Gurur Abidesinden Hakkında Hayırlısına!

Doç.Dr. Burak Özdoğan, Getir'in baş döndürücü o kadar da dramatik yolculuğunu yazdı.

Burak Özdoğan

Burak Özdoğan

Hakkında Hayırlısı

Girişimcilik ekosistemimizde “gurur abidesi” unvanını çok kısa bir süre içerisinde “hakkında hayırlısı” ile değiştirmeyi başarmış gerçek anlamda gizemli bir marka.

Getir’i bu mecrada ilk kaleme aldığımda takvimler tam da geçtiğimiz yıl bu zamanları gösteriyordu. Sorduğum soru ise çok netti; “Getirdi mi götürdü mü?”.

Bir teknoloji startup’ı olarak Getir’in aldığı yatırımlardaki değerlemelerine yönelik soru işaretlerimi paylaşmış ve nasıl olur da bu kadar kısa bir süre içerisinde o değerlemeler çöp olur sorusuna yanıt aramıştım.

Ne yazık ki sadece 10 gün sonraki yazımda cevabın “götürdü” olduğuna kanaat getirmiştim.

Çünkü nereden bakarsanız bakın Getir’in aldığı yatırımlarla yani yaklaşık 1,8 milyar dolar fonla yaptığı işler ne startupların büyüme modeli ve stratejisiyle ne de kurumsal şirketlerin büyüme ve yönetim stratejileriyle uyuşmuyordu. Burada bir dipnot açıp şunu belirtmeliyim, Getir’in girdiği ülkelerdeki rakiplerini satın alma stratejisi olumsuz sonuçlanmış olsa dahi kağıt üstünde makul kararlardır.  Bu tip girişimler açısından hızlı ölçeklenme önemlidir.

Ama gel gelelim şu işleri makul olarak açıklamak pek mümkün değil;

Getir N11’i neden satın aldı?

Getir Moov’u neden satın aldı?

Getir finans tarafına neden yatırım yaptı?

Burada sorularımın ana odağı bunların kötü yatırımlar olması değil. Bu yatırımları hızlı market teslimatı işi ile büyüyen, onun sayesinde yatırımcılardan fon toplayan ve o alanda büyümesini umduğumuz Getir’in yapıyor olması ana sorun. Yoksa ortaklar elbette başka şirketlere de ortak olabilir, yatırım yapabilir.

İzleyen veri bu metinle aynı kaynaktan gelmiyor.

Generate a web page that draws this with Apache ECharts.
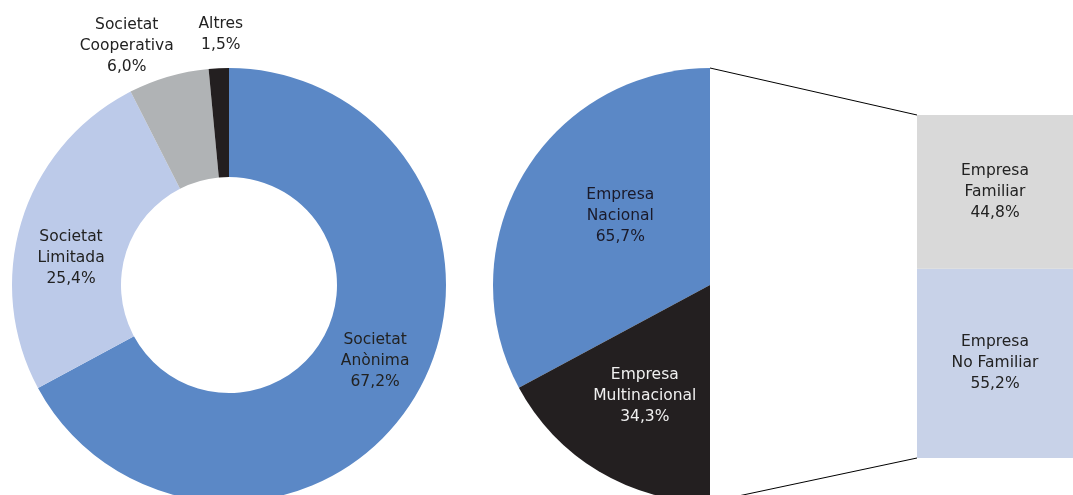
<!DOCTYPE html>
<html>
<head>
<meta charset="utf-8">
<script src="https://cdn.jsdelivr.net/npm/echarts@6/dist/echarts.min.js"></script>
<style>
  html, body { margin: 0; padding: 0; background: #fff; }
  #main { width: 1073px; height: 495px; }
</style>
</head>
<body>
<div id="main"></div>
<script>
// forma jurídica (donut)
const formaNames = ['Societat\nAnònima', 'Societat\nLimitada', 'Societat\nCooperativa', 'Altres']
const formaValues = [67.2, 25.4, 6.0, 1.5]
// origen del capital (mitja pastís)
const origenNames = ['Empresa\nNacional', 'Empresa\nMultinacional']
const origenValues = [65.7, 34.3]
// empresa familiar (barra apilada)
const familiaNames = ['Empresa\nNo Familiar', 'Empresa\nFamiliar']
const familiaValues = [55.2, 44.8]

const FONT = 'DejaVu Sans'
const pct = (v) => v.toFixed(1).replace('.', ',') + '%'

const W = 1073, H = 495
const pieCx = 710, pieCy = 285, pieR = 217
const gridLeft = 917, gridTop = 115, gridBottom = 37

const chart = echarts.init(document.getElementById('main'))

const formaColors = ['#5b88c6', '#bccae9', '#b0b3b5', '#231f20']

const option = {
  animation: false,
  textStyle: { fontFamily: FONT },
  grid: { left: gridLeft, right: 0, top: gridTop, bottom: gridBottom },
  xAxis: { type: 'category', data: ['x'], show: false },
  yAxis: { type: 'value', min: 0, max: 100, show: false },
  // línies que uneixen el mig pastís amb la barra (la barra omple tota la graella)
  graphic: [
    { type: 'line', silent: true, shape: { x1: pieCx, y1: pieCy - pieR, x2: gridLeft, y2: gridTop }, style: { stroke: '#000', lineWidth: 1 } },
    { type: 'line', silent: true, shape: { x1: pieCx, y1: pieCy + pieR, x2: gridLeft, y2: H - gridBottom }, style: { stroke: '#000', lineWidth: 1 } },
  ],
  series: [
    {
      type: 'pie',
      silent: true,
      center: [229, pieCy],
      radius: [108, 217],
      startAngle: 90,
      clockwise: true,
      data: formaValues.map((v, i) => ({
        name: formaNames[i],
        value: v,
        itemStyle: { color: formaColors[i] },
        label: i >= 2 ? { position: 'outside' } : { position: 'inside' },
        labelLine: { show: false, length: 0, length2: 0 },
      })),
      label: {
        fontFamily: FONT,
        fontSize: 15.5,
        lineHeight: 21,
        color: '#222',
        align: 'center',
        overflow: 'none',
        formatter: (p) => p.name + '\n' + pct(p.value),
      },
      labelLayout: (p) => {
        const r = p.rect
        const mid = r.x + r.width / 2
        if (p.dataIndex === 2) return { x: mid - 48, y: r.y - 23, align: 'center', verticalAlign: 'middle' }
        if (p.dataIndex === 3) return { x: mid + 2, y: r.y - 34, align: 'center', verticalAlign: 'middle' }
        if (p.dataIndex === 0) return { dx: 4, dy: -9 }
        return { dy: 22 }
      },
    },
    {
      type: 'pie',
      silent: true,
      center: [pieCx, pieCy],
      radius: [0, pieR],
      startAngle: 90,
      clockwise: false,
      data: origenValues.map((v, i) => ({
        name: origenNames[i],
        value: v,
        itemStyle: { color: i === 0 ? '#5b88c6' : '#231f20' },
        label: { color: i === 0 ? '#1a1a2a' : '#f0f0f0' },
      })).concat([{
        name: 'hidden',
        value: origenValues.reduce((a, b) => a + b, 0),
        itemStyle: { color: 'rgba(0,0,0,0)' },
        label: { show: false },
      }]),
      label: {
        position: 'inside',
        fontFamily: FONT,
        fontSize: 15.5,
        lineHeight: 21,
        formatter: (p) => p.name + '\n' + pct(p.value),
      },
      labelLine: { show: false },
      labelLayout: (p) => (p.dataIndex === 0 ? { dx: 6, dy: -12 } : { dx: -8, dy: 15 }),
    },
    ...familiaValues.map((v, i) => ({
      type: 'bar',
      silent: true,
      stack: 'fam',
      barWidth: '100%',
      itemStyle: { color: i === 0 ? '#c8d2e8' : '#d9d9d9' },
      label: {
        show: true,
        position: 'inside',
        fontFamily: FONT,
        fontSize: 15.5,
        lineHeight: 21,
        color: '#222',
        formatter: () => familiaNames[i] + '\n' + pct(v),
      },
      data: [v],
    })),
  ],
}

chart.setOption(option)
</script>
</body>
</html>
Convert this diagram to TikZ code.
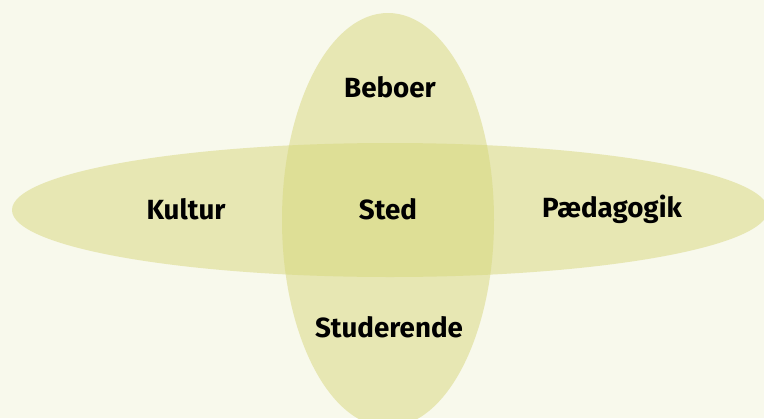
\documentclass[tikz,border=0pt]{standalone}
\usepackage{fontspec}
\setmainfont{Fira Sans}
\usepackage{tikz}
\usepackage{xcolor}
\definecolor{bund}{HTML}{F8F9EC}
\definecolor{felt}{HTML}{E7E7B3}
\definecolor{faelles}{HTML}{DEDF96}
\tikzset{
Felt/.style={
 fill=felt
 },
Faelles/.style={
 fill=faelles
 },
Ord/.style={
 font=\fontsize{20.8}{25}\selectfont\bfseries, 
 text=black, 
 inner sep=0pt
 }
}
\begin{document}
\begin{tikzpicture}[x=0.75pt,y=-0.75pt]
\fill[bund] (0,0) rectangle (764,418);
\useasboundingbox (0,0) rectangle (764,418);
\fill[Felt] (390,210) ellipse (378 and 67);
\fill[Felt] (388,220) ellipse (106 and 207);
\begin{scope}
\clip (390,210) ellipse (378 and 67);
\fill[Faelles] (388,220) ellipse (106 and 207);
\end{scope}
\node[Ord] (beboer) at (390,87) {Beboer};
\node[Ord] (kultur) at (186,209) {Kultur};
\node[Ord] (sted) at (388,209) {Sted};
\node[Ord] (paedagogik) at (612,209) {Pædagogik};
\node[Ord] (studerende) at (389,327) {Studerende};
\end{tikzpicture}
\end{document}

Ama bu şirketlerin Getir’e, ana iş koluna ve yatırımcılarına tam olarak ne faydası olacaktı?

Hala bu sorulara makul yanıtlar alma şansımız olmadı, büyük ihtimalle de olmayacak. Büyük ihtimalle geçtiğimiz Haziran’da ikiye bölünen grupta market ve yemek işini yöneten yabancı sermaye artık Getir markasının bu “diğer işlerle” anılmasını “haklı olarak istemiyor” ve sadeleşmeye doğru gidiliyor.

Bir diğer tahminim ise yerli ortakların içi gideren boşalma riski taşıyan bu şirketleri kurtarmak adına pek de uzak olmayan bir dönemde Türk yatırımcısının gücüne başvurma ihtimalinin yüksek oluşudur.

Yani ilerleyen süreçte Borsa İstanbul’da küçük yatırımcının kurtarmalık bir şirketler grubu daha çalabilir.